== Prompt ==
From the line with "Emit a web page" to the line with "medians = [-0.05,-0.04,-0.03,-0.18,-0.14,-0.20,-0.22,0.03,0.01];", both included, repeat each line exactly and leave out the pictures.
◇ ◇ ◇ ◇
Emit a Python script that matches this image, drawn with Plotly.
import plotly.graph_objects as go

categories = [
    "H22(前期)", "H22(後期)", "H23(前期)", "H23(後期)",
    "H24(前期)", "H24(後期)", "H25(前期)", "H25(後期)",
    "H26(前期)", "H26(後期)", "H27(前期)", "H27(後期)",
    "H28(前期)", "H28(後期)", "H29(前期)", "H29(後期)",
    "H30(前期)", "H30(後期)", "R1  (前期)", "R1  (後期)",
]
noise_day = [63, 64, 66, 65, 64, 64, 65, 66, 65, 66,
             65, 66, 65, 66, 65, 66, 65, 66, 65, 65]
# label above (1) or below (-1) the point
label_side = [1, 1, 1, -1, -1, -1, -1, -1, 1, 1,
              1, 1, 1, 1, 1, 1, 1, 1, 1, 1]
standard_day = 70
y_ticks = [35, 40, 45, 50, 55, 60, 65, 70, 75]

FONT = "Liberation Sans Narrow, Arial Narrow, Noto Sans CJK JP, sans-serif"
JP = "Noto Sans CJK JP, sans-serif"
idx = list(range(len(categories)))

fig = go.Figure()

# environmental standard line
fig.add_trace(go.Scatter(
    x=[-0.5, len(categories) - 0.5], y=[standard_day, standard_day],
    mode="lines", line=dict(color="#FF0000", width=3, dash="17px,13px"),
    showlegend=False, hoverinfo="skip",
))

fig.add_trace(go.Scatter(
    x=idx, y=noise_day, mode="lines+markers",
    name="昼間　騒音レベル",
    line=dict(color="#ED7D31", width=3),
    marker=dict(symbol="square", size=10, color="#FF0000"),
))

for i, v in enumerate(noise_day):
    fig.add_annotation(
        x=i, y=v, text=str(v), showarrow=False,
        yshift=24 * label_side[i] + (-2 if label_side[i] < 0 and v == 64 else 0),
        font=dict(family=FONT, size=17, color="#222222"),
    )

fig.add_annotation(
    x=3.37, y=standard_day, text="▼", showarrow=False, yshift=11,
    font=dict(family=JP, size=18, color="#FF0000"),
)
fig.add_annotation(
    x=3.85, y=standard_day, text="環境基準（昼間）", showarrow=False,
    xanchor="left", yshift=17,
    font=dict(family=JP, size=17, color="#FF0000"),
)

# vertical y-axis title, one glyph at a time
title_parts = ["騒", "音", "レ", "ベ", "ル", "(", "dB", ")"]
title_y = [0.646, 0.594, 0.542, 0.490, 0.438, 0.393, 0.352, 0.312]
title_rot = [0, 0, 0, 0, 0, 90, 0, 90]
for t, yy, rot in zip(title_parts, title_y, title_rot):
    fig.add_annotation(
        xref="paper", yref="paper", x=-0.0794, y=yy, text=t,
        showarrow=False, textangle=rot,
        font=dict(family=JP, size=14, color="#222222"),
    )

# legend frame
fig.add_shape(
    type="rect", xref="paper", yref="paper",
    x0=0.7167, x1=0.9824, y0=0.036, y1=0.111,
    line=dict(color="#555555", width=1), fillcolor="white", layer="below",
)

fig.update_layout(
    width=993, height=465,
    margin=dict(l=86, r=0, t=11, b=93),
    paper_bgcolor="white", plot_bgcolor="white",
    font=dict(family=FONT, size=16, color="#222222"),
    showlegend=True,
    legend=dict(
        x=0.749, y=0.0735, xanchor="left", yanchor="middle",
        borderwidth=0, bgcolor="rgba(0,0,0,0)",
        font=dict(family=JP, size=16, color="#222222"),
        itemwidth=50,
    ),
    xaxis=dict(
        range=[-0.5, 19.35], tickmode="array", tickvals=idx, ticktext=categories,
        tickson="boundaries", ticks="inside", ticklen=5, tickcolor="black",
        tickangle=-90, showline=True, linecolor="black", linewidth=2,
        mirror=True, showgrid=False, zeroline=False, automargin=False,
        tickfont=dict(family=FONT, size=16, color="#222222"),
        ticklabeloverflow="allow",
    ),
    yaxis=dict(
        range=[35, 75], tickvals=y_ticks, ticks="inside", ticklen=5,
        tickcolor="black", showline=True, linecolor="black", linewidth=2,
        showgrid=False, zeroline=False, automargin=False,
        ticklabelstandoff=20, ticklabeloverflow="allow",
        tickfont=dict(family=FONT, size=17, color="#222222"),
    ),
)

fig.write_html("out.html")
◇ ◇ ◇ ◇
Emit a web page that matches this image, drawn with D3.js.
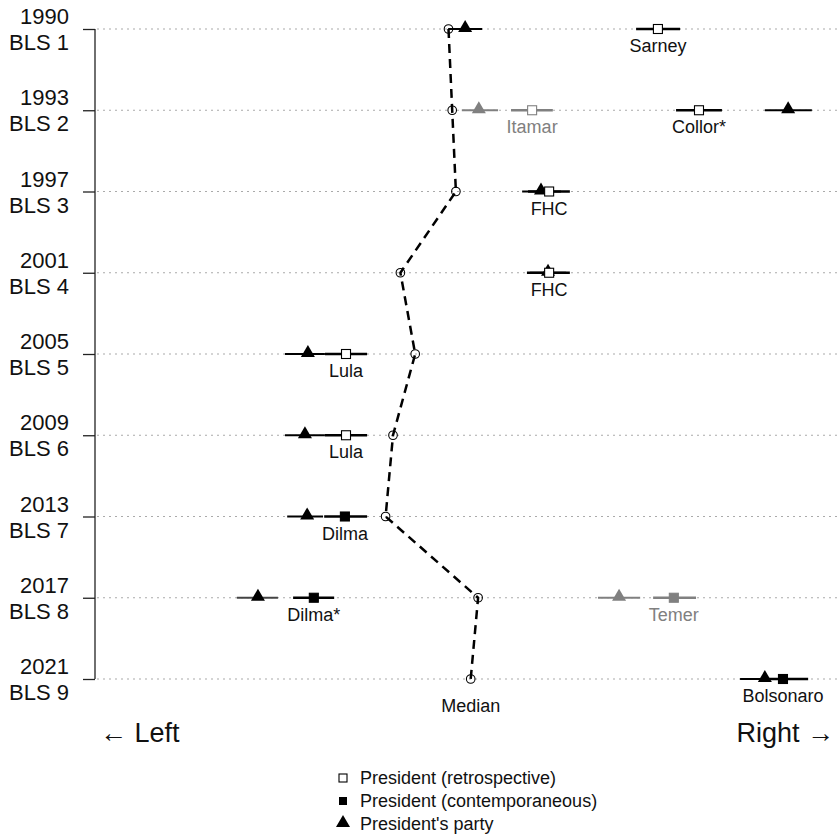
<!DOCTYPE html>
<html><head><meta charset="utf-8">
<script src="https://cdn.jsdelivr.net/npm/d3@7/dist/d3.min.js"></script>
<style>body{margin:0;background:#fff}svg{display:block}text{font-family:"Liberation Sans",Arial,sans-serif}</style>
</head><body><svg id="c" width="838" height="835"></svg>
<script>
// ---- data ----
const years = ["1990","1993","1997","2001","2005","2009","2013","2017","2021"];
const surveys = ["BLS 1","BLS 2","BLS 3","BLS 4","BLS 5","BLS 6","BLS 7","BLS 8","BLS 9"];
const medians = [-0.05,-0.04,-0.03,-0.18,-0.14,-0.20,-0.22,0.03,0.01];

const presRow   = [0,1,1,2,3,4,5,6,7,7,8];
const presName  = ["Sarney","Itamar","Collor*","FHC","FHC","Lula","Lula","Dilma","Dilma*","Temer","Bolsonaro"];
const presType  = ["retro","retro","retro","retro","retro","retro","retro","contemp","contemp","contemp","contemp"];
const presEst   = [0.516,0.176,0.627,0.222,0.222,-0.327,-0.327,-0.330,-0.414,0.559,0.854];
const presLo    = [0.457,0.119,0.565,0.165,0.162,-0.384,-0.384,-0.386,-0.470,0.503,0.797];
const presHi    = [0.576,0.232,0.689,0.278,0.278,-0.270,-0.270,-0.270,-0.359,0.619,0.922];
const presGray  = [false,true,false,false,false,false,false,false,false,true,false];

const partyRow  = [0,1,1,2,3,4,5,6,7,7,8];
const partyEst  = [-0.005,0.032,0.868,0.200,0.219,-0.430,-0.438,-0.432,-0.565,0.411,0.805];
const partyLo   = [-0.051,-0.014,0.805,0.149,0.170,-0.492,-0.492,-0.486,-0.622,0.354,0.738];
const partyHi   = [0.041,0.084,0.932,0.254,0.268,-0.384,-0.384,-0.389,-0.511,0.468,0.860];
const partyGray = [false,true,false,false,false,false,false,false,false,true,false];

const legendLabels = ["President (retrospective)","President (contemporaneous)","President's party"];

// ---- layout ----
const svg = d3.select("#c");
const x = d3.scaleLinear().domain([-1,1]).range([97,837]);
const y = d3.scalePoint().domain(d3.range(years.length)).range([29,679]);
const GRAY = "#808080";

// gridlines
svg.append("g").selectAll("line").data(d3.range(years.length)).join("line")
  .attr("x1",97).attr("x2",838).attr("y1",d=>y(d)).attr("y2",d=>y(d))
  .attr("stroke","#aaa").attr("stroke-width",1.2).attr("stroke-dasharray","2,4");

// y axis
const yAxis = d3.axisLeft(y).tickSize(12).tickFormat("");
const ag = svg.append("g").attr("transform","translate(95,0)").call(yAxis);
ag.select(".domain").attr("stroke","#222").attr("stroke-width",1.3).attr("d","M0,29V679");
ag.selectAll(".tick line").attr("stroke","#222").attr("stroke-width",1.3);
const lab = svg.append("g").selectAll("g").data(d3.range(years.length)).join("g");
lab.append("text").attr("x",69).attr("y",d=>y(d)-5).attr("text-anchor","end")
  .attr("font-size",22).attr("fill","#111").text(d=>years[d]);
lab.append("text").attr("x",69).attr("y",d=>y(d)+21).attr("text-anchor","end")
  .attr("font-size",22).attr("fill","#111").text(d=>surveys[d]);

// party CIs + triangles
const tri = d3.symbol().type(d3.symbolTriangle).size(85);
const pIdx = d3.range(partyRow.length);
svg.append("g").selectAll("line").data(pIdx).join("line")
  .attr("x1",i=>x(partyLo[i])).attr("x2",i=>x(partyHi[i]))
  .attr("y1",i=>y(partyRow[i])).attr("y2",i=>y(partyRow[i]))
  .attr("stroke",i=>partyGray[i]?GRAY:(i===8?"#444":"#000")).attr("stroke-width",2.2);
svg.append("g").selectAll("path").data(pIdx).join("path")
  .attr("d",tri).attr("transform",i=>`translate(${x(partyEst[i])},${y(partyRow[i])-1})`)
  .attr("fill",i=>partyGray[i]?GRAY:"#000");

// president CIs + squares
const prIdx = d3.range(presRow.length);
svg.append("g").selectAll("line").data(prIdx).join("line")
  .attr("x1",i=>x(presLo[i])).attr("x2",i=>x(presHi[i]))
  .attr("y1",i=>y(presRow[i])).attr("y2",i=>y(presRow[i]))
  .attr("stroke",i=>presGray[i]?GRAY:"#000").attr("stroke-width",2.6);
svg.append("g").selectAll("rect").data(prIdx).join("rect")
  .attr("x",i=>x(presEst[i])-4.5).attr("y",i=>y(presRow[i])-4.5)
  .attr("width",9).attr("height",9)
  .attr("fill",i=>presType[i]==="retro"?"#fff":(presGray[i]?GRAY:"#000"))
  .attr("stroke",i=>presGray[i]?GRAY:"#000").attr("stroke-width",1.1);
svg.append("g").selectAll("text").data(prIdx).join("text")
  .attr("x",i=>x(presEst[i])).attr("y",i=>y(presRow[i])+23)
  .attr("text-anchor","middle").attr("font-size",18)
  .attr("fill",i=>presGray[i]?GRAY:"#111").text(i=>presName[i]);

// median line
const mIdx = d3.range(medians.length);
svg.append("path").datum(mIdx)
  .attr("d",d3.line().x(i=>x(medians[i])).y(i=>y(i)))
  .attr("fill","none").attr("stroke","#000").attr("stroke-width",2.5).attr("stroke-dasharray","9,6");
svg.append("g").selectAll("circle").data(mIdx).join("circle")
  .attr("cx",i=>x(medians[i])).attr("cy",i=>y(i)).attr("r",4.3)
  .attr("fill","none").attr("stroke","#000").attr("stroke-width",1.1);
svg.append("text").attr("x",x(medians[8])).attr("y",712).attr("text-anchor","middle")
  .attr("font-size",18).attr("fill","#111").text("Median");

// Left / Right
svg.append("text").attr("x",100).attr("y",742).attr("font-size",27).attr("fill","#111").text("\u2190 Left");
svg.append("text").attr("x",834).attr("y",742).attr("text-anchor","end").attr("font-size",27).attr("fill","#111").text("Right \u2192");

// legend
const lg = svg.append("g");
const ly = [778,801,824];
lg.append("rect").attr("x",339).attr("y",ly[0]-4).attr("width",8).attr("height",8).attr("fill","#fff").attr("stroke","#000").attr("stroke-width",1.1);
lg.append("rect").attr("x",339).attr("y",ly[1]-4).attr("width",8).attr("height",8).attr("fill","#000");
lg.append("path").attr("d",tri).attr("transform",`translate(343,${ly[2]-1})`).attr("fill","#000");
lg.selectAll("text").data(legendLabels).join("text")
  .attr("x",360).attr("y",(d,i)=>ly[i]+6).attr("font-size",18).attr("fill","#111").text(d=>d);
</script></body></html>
◇ ◇ ◇ ◇
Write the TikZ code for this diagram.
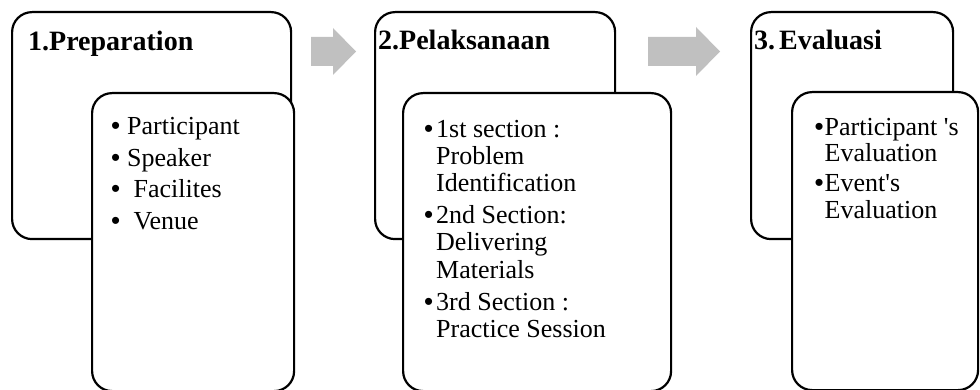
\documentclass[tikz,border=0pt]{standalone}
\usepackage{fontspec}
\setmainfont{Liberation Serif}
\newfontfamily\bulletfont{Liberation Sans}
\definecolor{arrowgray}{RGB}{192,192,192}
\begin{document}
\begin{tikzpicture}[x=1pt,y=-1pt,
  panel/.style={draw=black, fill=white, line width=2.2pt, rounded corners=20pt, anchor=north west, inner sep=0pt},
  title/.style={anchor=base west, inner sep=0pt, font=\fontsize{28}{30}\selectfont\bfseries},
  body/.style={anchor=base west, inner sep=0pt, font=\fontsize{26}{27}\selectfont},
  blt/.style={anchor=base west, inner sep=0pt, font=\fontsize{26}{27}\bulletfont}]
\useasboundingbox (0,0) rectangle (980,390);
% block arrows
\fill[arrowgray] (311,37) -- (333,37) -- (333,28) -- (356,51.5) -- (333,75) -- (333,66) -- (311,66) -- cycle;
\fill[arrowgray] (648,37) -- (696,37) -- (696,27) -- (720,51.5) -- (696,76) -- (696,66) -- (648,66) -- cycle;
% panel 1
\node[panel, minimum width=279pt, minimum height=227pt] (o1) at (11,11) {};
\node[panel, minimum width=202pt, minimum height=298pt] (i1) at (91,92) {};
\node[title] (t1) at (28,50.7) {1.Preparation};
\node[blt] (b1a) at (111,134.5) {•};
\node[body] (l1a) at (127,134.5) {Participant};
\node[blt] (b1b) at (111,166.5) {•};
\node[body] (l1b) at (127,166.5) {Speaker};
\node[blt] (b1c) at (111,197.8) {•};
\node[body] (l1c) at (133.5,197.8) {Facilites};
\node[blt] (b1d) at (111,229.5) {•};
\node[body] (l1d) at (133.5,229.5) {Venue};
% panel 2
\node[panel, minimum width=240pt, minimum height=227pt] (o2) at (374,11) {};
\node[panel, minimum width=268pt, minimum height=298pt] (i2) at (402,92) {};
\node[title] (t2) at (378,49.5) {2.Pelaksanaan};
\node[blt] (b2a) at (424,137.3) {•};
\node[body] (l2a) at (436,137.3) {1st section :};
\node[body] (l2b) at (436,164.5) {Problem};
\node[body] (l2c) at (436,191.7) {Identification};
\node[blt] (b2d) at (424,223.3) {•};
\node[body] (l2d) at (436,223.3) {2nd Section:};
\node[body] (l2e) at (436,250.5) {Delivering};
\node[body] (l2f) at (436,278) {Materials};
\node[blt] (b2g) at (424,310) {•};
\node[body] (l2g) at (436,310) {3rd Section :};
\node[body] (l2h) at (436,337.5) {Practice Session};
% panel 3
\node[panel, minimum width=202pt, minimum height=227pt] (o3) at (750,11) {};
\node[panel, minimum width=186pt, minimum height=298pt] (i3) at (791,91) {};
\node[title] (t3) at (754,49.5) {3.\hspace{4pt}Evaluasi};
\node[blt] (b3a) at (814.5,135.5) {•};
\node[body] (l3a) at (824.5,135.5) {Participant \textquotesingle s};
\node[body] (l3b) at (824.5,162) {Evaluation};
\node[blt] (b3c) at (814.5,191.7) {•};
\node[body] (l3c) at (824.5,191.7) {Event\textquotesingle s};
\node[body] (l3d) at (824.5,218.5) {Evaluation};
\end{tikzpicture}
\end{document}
◇ ◇ ◇ ◇
== Solution to this problem ==
Emit a web page that matches this image, drawn with D3.js.
<!DOCTYPE html>
<html><head><meta charset="utf-8">
<script src="https://cdn.jsdelivr.net/npm/d3@7/dist/d3.min.js"></script>
<style>body{margin:0;background:#fff}svg{display:block}text{font-family:"Liberation Sans",Arial,sans-serif}</style>
</head><body><svg id="c" width="838" height="835"></svg>
<script>
// ---- data ----
const years = ["1990","1993","1997","2001","2005","2009","2013","2017","2021"];
const surveys = ["BLS 1","BLS 2","BLS 3","BLS 4","BLS 5","BLS 6","BLS 7","BLS 8","BLS 9"];
const medians = [-0.05,-0.04,-0.03,-0.18,-0.14,-0.20,-0.22,0.03,0.01];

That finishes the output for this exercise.